My kitten first had dark blue eyes. Around week 10, they gradually started to change to dark green, then slowly went to light green. Now, at 4 months, I can see a yellowy color starting to show on the outer edges of her eye. It seems the yellow color has already increased when compared to a week ago. Will she have yellow eyes? Will this color be the permanent color? Or could they change color again? Does anyone know how many eye color changes they go through?

It's the oddest thing seeing her change eye color.

Curious to know what your cat ended up with, and what eye color s/he had as a kitten?

Nishi


----------



## AddFran

I can't give you the outcome, but just wanted to let you know that my kitten is 16 weeks today and her eyes have done EXACTLY what yours have done. 

They are right now more of an amber color on the outside but she has a deep green circle ring on the inside!


----------



## Nishi

My kitten's eyes are also lighter at the outer rim, and darker (darker green ring) on the inside. It's hard to describe correctly, but when you look at her eyes from a distance, it's as if they're sort of light green with sort of an amber background shine through it. Yellowy didn't exactly cover it. Amber sort of does. 

I'll check if I can find a good picture of her eyes.

Also ... Been doing a search on the net. Information on eye color changes is rather difficult to find. I found out that the final, adult eye color is supposed to show around 3 months. That means her eyes will probably stay exactly this way. Maybe I just thought her eyes were still changing... Odd though...

Nishi


----------



## RarePuss

All kittens are born with deep blue eyes, they change around 2 months of age  just an FYI


----------



## AddFran

I knew they were all born with blue eyes, but I must admit, I did not realize they would change as much as they did. There was a good 2-3 weeks where it seemed like every time I looked at her eyes they appeared to be different. 

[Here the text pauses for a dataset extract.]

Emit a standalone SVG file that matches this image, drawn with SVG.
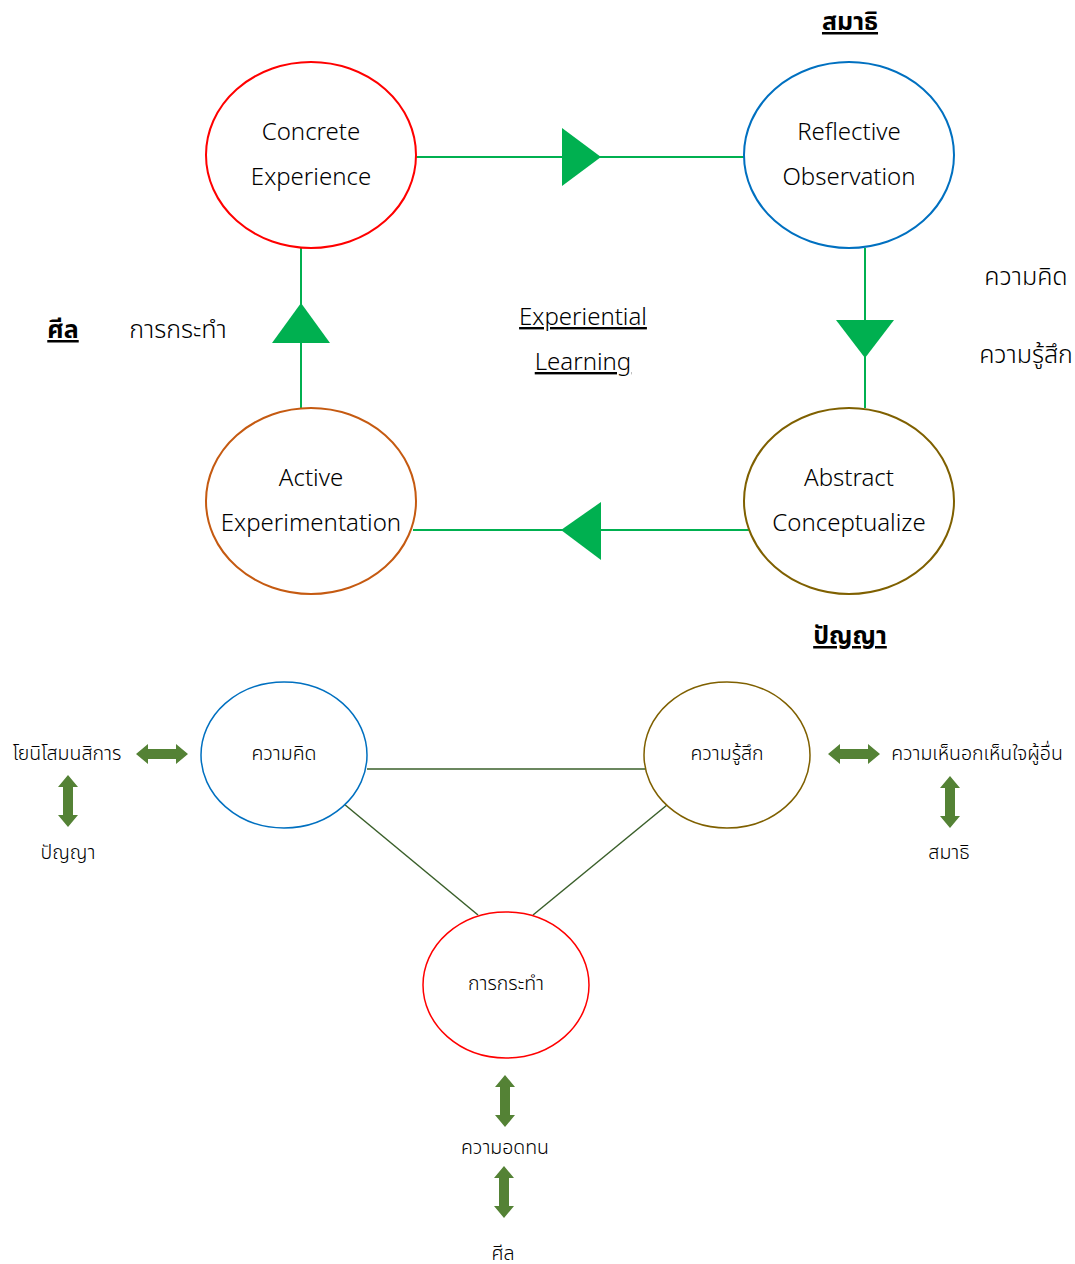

And, if they stay the color they are now...I'd be very happy with that, it's really a pretty coloring. My tabby has a very light green/sage color to her eyes. They are the exact same color all the way around. So, I'd kind of like it if Addison had different eyes. It would be kind of neat. I'll try to get a picture of them too.


----------



## spacemonkey

Aw, I loove my kittens blue eyes. I'm kinda bummed that they'd ever change. :roll:


----------



## Nishi

Found a picture, not a very recent one (14 weeks) and it is quite hard to see the various colors. I Have to figure out a way to take a close-up of her eyes without her attacking the camera (no zoom on the digital). Probably can't be done 










My kitten still had blue eyes at 2 months when I got her, and they stayed that way for a few weeks more. In my internet search I also learned that it depends on the breed (mine's a european shorthair), and that a kitten who gets a lot of attention, and is held changes eye color more rapidly. Might be an explanation.


Nishi


----------



## Maleke

When Maleke was a baby, he had a purple ring around his eyes. It was the coolest thing ever. However, as he grew up the ring disappeared and now his eyes are just cool blue.


----------



## artemisa

Taby's eyes were more green/light brown-ish, they've turned yellow as well. There is a light green ring around them too.









This at about 3 months old









At 7 months, notice the green ring. Sometimes it's more noticeable than others..


----------



## Nishi

artemisa,

Your pictures! Those are my kitten's eyes exactly!!! She's 4 months. They look light green from a distance. When you're closer you sort of see an amber shine that comes through. But from real close you can actually see the color variations. When her pupils aren't dilated, there's the yellowy ring at the outside that's about as wide as in your close-up, and the rest goes from light green to greener to a dark green surrounding the pupil. So the eyes are all green except for the yellowy ring. Your kitten did change eye color in the period from 3-7 months, so I suppose my kitten's eyes could still change to yellow.

Thanks for posting the pictures.

Nishi


----------



## AddFran

Thats exactly what Addison's look like too!


----------